In Cool School, children encounter 52 different conflict resolution scenarios in an animated school. After watching a conflict unfold, players are given four options to resolve the problem and then see how their choice would play out. When students make correct choices, they are rewarded with trophies for the school trophy case and they earn a missing alphabet letter. This game was created by the Federal Mediation and Conciliation Service. (Grades K-2, conflict resolution)

Quest Atlantis is an online virtual environment that lets students explore virtual villages and worlds to complete quests. These quests include socially and academically meaningful activities, such as conducting environmental studies, researching other cultures, calculating frequency distributions, analyzing newspaper articles, interviewing community members, and developing action plans. (Grades 4-8, global literacy, health literacy, science)

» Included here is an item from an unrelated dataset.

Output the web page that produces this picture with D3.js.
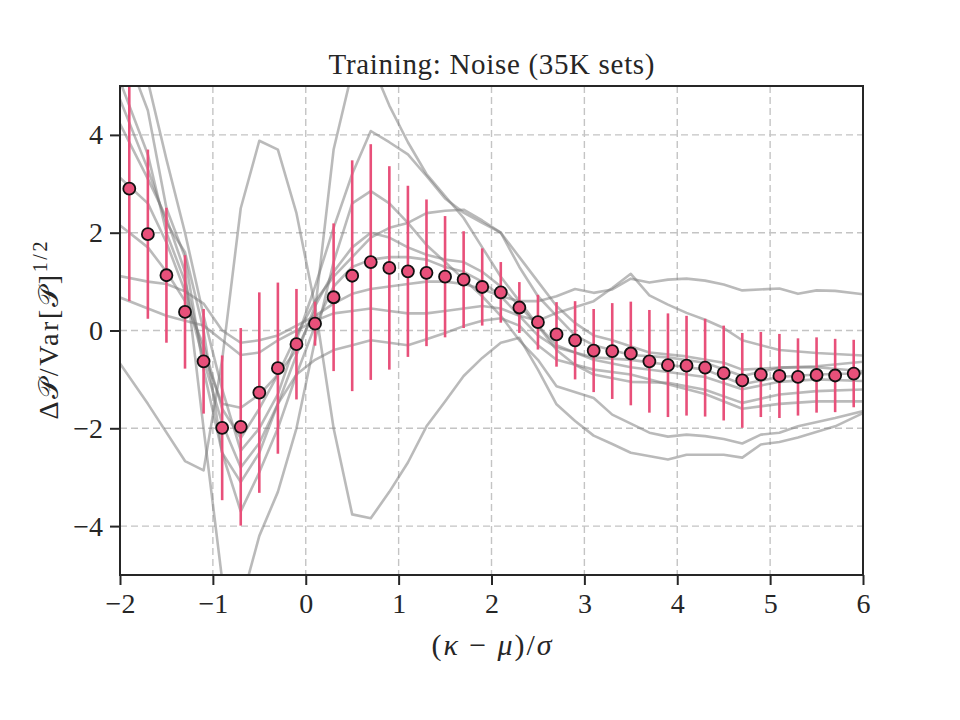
<!DOCTYPE html>
<html>
<head>
<meta charset="utf-8">
<script src="https://cdn.jsdelivr.net/npm/d3@7"></script>
<style>
  body { margin: 0; background: #fff; }
  text { font-family: "Liberation Serif", "DejaVu Serif", serif; fill: #262626; }
</style>
</head>
<body>
<script>
// bin centres and binned mean / 1-sigma spread
const binX = [-1.9, -1.7, -1.5, -1.3, -1.1, -0.9, -0.7, -0.5, -0.3, -0.1,
              0.1, 0.3, 0.5, 0.7, 0.9, 1.1, 1.3, 1.5, 1.7, 1.9,
              2.1, 2.3, 2.5, 2.7, 2.9, 3.1, 3.3, 3.5, 3.7, 3.9,
              4.1, 4.3, 4.5, 4.7, 4.9, 5.1, 5.3, 5.5, 5.7, 5.9];
const meanY = [2.90, 1.97, 1.13, 0.38, -0.63, -1.99, -1.97, -1.27, -0.77, -0.28,
               0.14, 0.68, 1.12, 1.40, 1.28, 1.21, 1.18, 1.10, 1.04, 0.89,
               0.78, 0.47, 0.17, -0.08, -0.20, -0.41, -0.42, -0.47, -0.63, -0.71,
               -0.72, -0.76, -0.87, -1.02, -0.90, -0.93, -0.95, -0.91, -0.92, -0.88];
const errY = [2.30, 1.73, 1.38, 1.16, 1.07, 1.48, 2.02, 2.05, 1.75, 1.13,
              0.45, 1.51, 2.36, 2.41, 2.08, 1.75, 1.50, 1.24, 0.99, 0.79,
              0.62, 0.52, 0.56, 0.66, 0.80, 0.85, 0.98, 1.06, 1.05, 1.06,
              1.02, 1.00, 0.97, 0.97, 0.87, 0.86, 0.79, 0.77, 0.75, 0.69];

// individual noise realisations (grey), [x, y] vertices
const noiseA = [[-2.1, -0.4], [-1.7, -1.5], [-1.3, -2.67], [-1.1, -2.86], [-0.9, -0.6], [-0.7, 2.5], [-0.5, 3.88],
  [-0.3, 3.7], [-0.1, 2.4], [0.1, 0.5], [0.3, -2.0], [0.5, -3.76], [0.7, -3.84], [0.9, -3.3], [1.1, -2.7],
  [1.3, -1.96], [1.5, -1.45], [1.7, -0.93], [1.9, -0.56], [2.1, -0.25], [2.3, -0.15], [2.5, -0.8], [2.7, -1.51],
  [2.9, -1.85], [3.1, -2.15], [3.3, -2.32], [3.5, -2.5], [3.9, -2.64], [4.1, -2.54], [4.5, -2.54], [4.7, -2.6],
  [4.9, -2.33], [5.1, -2.28], [5.3, -2.19], [5.7, -1.96], [6.1, -1.6]];
const noiseB = [[-2.1, 4.6], [-1.7, 3.1], [-1.5, 2.3], [-1.3, 1.2], [-1.1, -2.0], [-0.9, -5.1], [-0.7, -5.6],
  [-0.5, -4.2], [-0.3, -3.3], [-0.1, -2.0], [0.1, -0.2], [0.3, 1.4], [0.5, 2.6], [0.7, 2.85], [0.9, 2.6],
  [1.1, 2.2], [1.3, 1.75], [1.5, 1.4], [1.7, 1.05], [1.9, 0.7], [2.1, 0.3], [2.3, -0.2], [2.5, -0.6],
  [2.7, -1.14], [3.1, -1.38], [3.3, -1.72], [3.7, -2.09], [3.9, -2.17], [4.1, -2.13], [4.3, -2.16],
  [4.5, -2.22], [4.7, -2.31], [4.9, -2.13], [5.1, -2.09], [5.3, -1.96], [5.7, -1.79], [6.1, -1.6]];
const noiseC = [[-2.1, 5.6], [-1.7, 3.6], [-1.5, 2.0], [-1.3, 1.0], [-1.1, -0.5], [-0.9, -1.5], [-0.7, -1.58],
  [-0.5, -1.31], [-0.3, -0.9], [-0.1, -0.4], [0.1, 0.4], [0.3, 3.7], [0.5, 5.3], [0.7, 5.5], [0.9, 4.6],
  [1.1, 3.85], [1.3, 3.2], [1.5, 2.75], [1.7, 2.3], [1.9, 1.7], [2.1, 1.1], [2.3, 0.6], [2.5, 0.1],
  [2.7, -0.4], [2.9, -0.7], [3.1, -0.9], [3.5, -1.05], [3.9, -1.07], [4.3, -1.21], [4.7, -1.48],
  [5.1, -1.31], [5.5, -1.24], [6.1, -1.2]];
const noiseD = [[-2.1, 7.0], [-1.7, 5.1], [-1.5, 3.5], [-1.3, 2.0], [-1.1, 0.3], [-0.9, -1.2], [-0.7, -2.46],
  [-0.5, -2.0], [-0.3, -1.3], [-0.1, -0.2], [0.1, 0.9], [0.3, 2.1], [0.5, 3.2], [0.7, 4.08], [0.9, 3.85],
  [1.1, 3.6], [1.3, 3.16], [1.5, 2.7], [1.7, 2.41], [1.9, 2.2], [2.1, 2.0], [2.3, 1.3], [2.5, 0.7],
  [2.7, 0.3], [2.9, -0.1], [3.1, -0.3], [3.5, -0.5], [3.9, -0.55], [4.3, -0.66], [4.7, -0.93],
  [5.1, -0.76], [5.5, -0.73], [6.1, -0.62]];
const noiseE = [[-2.1, 2.3], [-1.7, 1.7], [-1.5, 1.2], [-1.3, 0.6], [-1.1, -0.3], [-0.9, -1.6], [-0.7, -2.2],
  [-0.5, -1.6], [-0.3, -0.9], [-0.1, -0.1], [0.1, 0.6], [0.3, 1.1], [0.5, 1.5], [0.7, 1.9], [0.9, 2.1],
  [1.1, 2.2], [1.3, 2.4], [1.5, 2.45], [1.7, 2.47], [1.9, 2.25], [2.1, 2.0], [2.3, 1.5], [2.5, 1.0],
  [2.7, 0.5], [2.9, 0.15], [3.1, -0.1], [3.3, -0.2], [3.7, -0.45], [4.1, -0.53], [4.5, -0.66],
  [4.7, -0.8], [5.1, -0.76], [5.5, -0.75], [6.1, -0.85]];
const noiseF = [[-2.1, 1.15], [-1.7, 1.0], [-1.5, 0.95], [-1.3, 0.8], [-1.1, 0.55], [-0.9, 0.0], [-0.7, -0.25],
  [-0.5, -0.2], [-0.3, -0.1], [-0.1, 0.1], [0.1, 0.3], [0.3, 0.55], [0.5, 0.75], [0.7, 0.85], [0.9, 0.9],
  [1.1, 0.95], [1.3, 1.0], [1.5, 1.0], [1.7, 0.95], [1.9, 0.85], [2.1, 0.7], [2.3, 0.6], [2.5, 0.6],
  [2.7, 0.7], [2.9, 0.85], [3.1, 0.77], [3.3, 0.84], [3.5, 1.06], [3.7, 0.98], [3.9, 1.04], [4.1, 1.06],
  [4.3, 1.02], [4.5, 0.94], [4.7, 0.82], [5.1, 0.86], [5.3, 0.75], [5.5, 0.82], [5.7, 0.81], [6.1, 0.72]];
const noiseG = [[-2.1, 0.75], [-1.7, 0.45], [-1.5, 0.3], [-1.3, 0.2], [-1.1, 0.1], [-0.9, -0.2], [-0.7, -0.5],
  [-0.5, -0.45], [-0.3, -0.2], [-0.1, 0.0], [0.1, 0.2], [0.3, 0.35], [0.5, 0.4], [0.7, 0.45], [0.9, 0.4],
  [1.1, 0.35], [1.3, 0.35], [1.5, 0.4], [1.7, 0.45], [1.9, 0.5], [2.1, 0.45], [2.3, 0.3], [2.5, 0.2],
  [2.7, 0.36], [3.1, 0.6], [3.3, 0.87], [3.5, 1.16], [3.7, 0.72], [3.9, 0.53], [4.1, 0.36], [4.3, 0.22],
  [4.5, 0.05], [4.7, -0.2], [5.1, -0.4], [5.5, -0.46], [6.1, -0.52]];
const noiseH = [[-2.1, 6.5], [-1.7, 4.5], [-1.5, 2.5], [-1.3, 1.5], [-1.1, -0.8], [-0.9, -2.5], [-0.7, -3.1],
  [-0.5, -2.5], [-0.3, -1.5], [-0.1, -0.5], [0.1, 0.5], [0.3, 1.2], [0.5, 1.7], [0.7, 2.0], [0.9, 1.9],
  [1.1, 1.7], [1.3, 1.55], [1.5, 1.45], [1.7, 1.4], [1.9, 1.2], [2.1, 0.9], [2.3, 0.5], [2.5, 0.1],
  [2.7, -0.3], [3.1, -0.6], [3.5, -0.75], [3.9, -0.85], [4.3, -0.95], [4.7, -1.2], [5.1, -1.05],
  [5.5, -1.0], [6.1, -1.04]];
const noiseI = [[-2.1, 5.2], [-1.7, 3.3], [-1.5, 2.2], [-1.3, 1.6], [-1.1, 0.0], [-0.9, -2.5], [-0.7, -3.7],
  [-0.5, -2.9], [-0.3, -2.0], [-0.1, -0.9], [0.1, 0.1], [0.3, 0.9], [0.5, 1.3], [0.7, 1.45], [0.9, 1.5],
  [1.1, 1.5], [1.3, 1.45], [1.5, 1.3], [1.7, 1.2], [1.9, 1.0], [2.1, 0.7], [2.3, 0.3], [2.5, -0.1],
  [2.7, -0.35], [3.1, -0.55], [3.5, -0.6], [3.9, -0.7], [4.3, -0.8], [4.7, -1.1], [5.1, -0.95],
  [5.5, -0.9], [6.1, -0.87]];
const noiseJ = [[-2.1, 3.3], [-1.7, 2.6], [-1.5, 1.8], [-1.3, 0.8], [-1.1, -0.6], [-0.9, -1.9], [-0.7, -2.8],
  [-0.5, -2.3], [-0.3, -1.5], [-0.1, -0.9], [0.1, -0.6], [0.3, -0.4], [0.5, -0.3], [0.7, -0.2], [0.9, -0.25],
  [1.1, -0.3], [1.3, -0.18], [1.5, -0.05], [1.7, 0.09], [1.9, 0.2], [2.1, 0.25], [2.3, 0.1], [2.5, -0.3],
  [2.7, -0.6], [3.1, -0.8], [3.5, -0.9], [3.9, -1.1], [4.3, -1.3], [4.7, -1.6], [5.1, -1.5],
  [5.5, -1.45], [6.1, -1.45]];
const noiseLines = [noiseA, noiseB, noiseC, noiseD, noiseE, noiseF, noiseG, noiseH, noiseI, noiseJ];

const xTicks = [-2, -1, 0, 1, 2, 3, 4, 5, 6];
const yTicks = [-4, -2, 0, 2, 4];

const W = 960, H = 720;
const margin = { top: 86, right: 97, bottom: 145, left: 120 };
const PINK = '#e8507a';
const FONT = '"Liberation Serif", "DejaVu Serif", serif';

const svg = d3.select('body').append('svg')
    .attr('width', W)
    .attr('height', H);

const x = d3.scaleLinear().domain([-2, 6]).range([margin.left, W - margin.right]);
const y = d3.scaleLinear().domain([-5, 5]).range([H - margin.bottom, margin.top]);

svg.append('clipPath').attr('id', 'plot-clip')
  .append('rect')
    .attr('x', x(-2)).attr('y', y(5))
    .attr('width', x(6) - x(-2)).attr('height', y(-5) - y(5));

// dashed grid
const grid = svg.append('g').attr('stroke', '#c4c4c4').attr('stroke-width', 1.4).attr('stroke-dasharray', '7,4');
grid.selectAll('.gx').data(xTicks).join('line')
    .attr('x1', d => x(d)).attr('x2', d => x(d))
    .attr('y1', y(5)).attr('y2', y(-5));
grid.selectAll('.gy').data(yTicks).join('line')
    .attr('x1', x(-2)).attr('x2', x(6))
    .attr('y1', d => y(d)).attr('y2', d => y(d));

const plot = svg.append('g').attr('clip-path', 'url(#plot-clip)');

const line = d3.line()
    .x(d => x(d[0]))
    .y(d => y(d[1]));

plot.selectAll('.noise').data(noiseLines).join('path')
    .attr('class', 'noise')
    .attr('d', line)
    .attr('fill', 'none')
    .attr('stroke', '#7a7a7a')
    .attr('stroke-opacity', 0.52)
    .attr('stroke-width', 2.6)
    .attr('stroke-linejoin', 'round');

const pts = binX.map((v, i) => ({ x: v, m: meanY[i], e: errY[i] }));

plot.selectAll('.err').data(pts).join('line')
    .attr('class', 'err')
    .attr('x1', d => x(d.x)).attr('x2', d => x(d.x))
    .attr('y1', d => y(d.m - d.e)).attr('y2', d => y(d.m + d.e))
    .attr('stroke', PINK)
    .attr('stroke-width', 2.6);

plot.selectAll('.pt').data(pts).join('circle')
    .attr('class', 'pt')
    .attr('cx', d => x(d.x))
    .attr('cy', d => y(d.m))
    .attr('r', 6)
    .attr('fill', PINK)
    .attr('stroke', '#111')
    .attr('stroke-width', 1.8);

// axes
const fmt = d3.format('d');
const xAxis = svg.append('g')
    .attr('transform', `translate(0,${y(-5)})`)
    .call(d3.axisBottom(x).tickValues(xTicks).tickFormat(fmt).tickSize(10).tickPadding(8));
const yAxis = svg.append('g')
    .attr('transform', `translate(${x(-2)},0)`)
    .call(d3.axisLeft(y).tickValues(yTicks).tickFormat(fmt).tickSize(10).tickPadding(7));

[xAxis, yAxis].forEach(ax => {
    ax.select('.domain').remove();
    ax.selectAll('.tick line').attr('stroke', '#262626').attr('stroke-width', 2);
    ax.selectAll('.tick text')
        .attr('fill', '#262626')
        .style('font-family', FONT)
        .style('font-size', '28px');
});

// frame
svg.append('rect')
    .attr('x', x(-2)).attr('y', y(5))
    .attr('width', x(6) - x(-2)).attr('height', y(-5) - y(5))
    .attr('fill', 'none')
    .attr('stroke', '#262626')
    .attr('stroke-width', 2);

// title
svg.append('text')
    .attr('x', (x(-2) + x(6)) / 2)
    .attr('y', 74)
    .attr('text-anchor', 'middle')
    .attr('textLength', 326)
    .style('font-size', '29px')
    .text('Training: Noise (35K sets)');

// x label
const xl = svg.append('text')
    .attr('x', (x(-2) + x(6)) / 2)
    .attr('y', 655)
    .attr('text-anchor', 'middle')
    .attr('textLength', 120)
    .style('font-size', '30px');
xl.append('tspan').text('(');
xl.append('tspan').attr('font-style', 'italic').text('κ');
xl.append('tspan').text(' − ');
xl.append('tspan').attr('font-style', 'italic').text('μ');
xl.append('tspan').text(')/');
xl.append('tspan').attr('font-style', 'italic').text('σ');

// y label
const yl = svg.append('text')
    .attr('transform', `translate(58,${(y(5) + y(-5)) / 2}) rotate(-90)`)
    .attr('text-anchor', 'middle')
    .attr('textLength', 178)
    .style('font-size', '28px');
yl.append('tspan').text('Δ');
yl.append('tspan').text('𝒫');
yl.append('tspan').text('/Var[');
yl.append('tspan').text('𝒫');
yl.append('tspan').text(']');
yl.append('tspan').attr('dy', -11).style('font-size', '20px').text('1/2');
</script>
</body>
</html>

Betwixt Folly and Fate is an immersive 3-D role-playing game that places students in 1774 Williamsburg as one of four characters. In each role, players face the challenges of daily life in early America while learning about the social classes and customs of the time. They explore eighteenth-century Williamsburg, Virginia, which is populated with dozens of characters, including George Washington, Thomas Jefferson, and Patrick Henry. Players also may bargain for goods with shopkeepers and try their hand at several colonial games. This game is not free; it may be purchased for $111.95 from Colonial Williamsburg as part of the “Day in the Life” video series. (Grades 4-8, social studies)

Electrocity was designed to teach students about energy, sustainability and environmental management. Players manage a virtual town in New Zealand and control its development through 150 turns, dealing with such issues as energy, the environment, tourism and growth.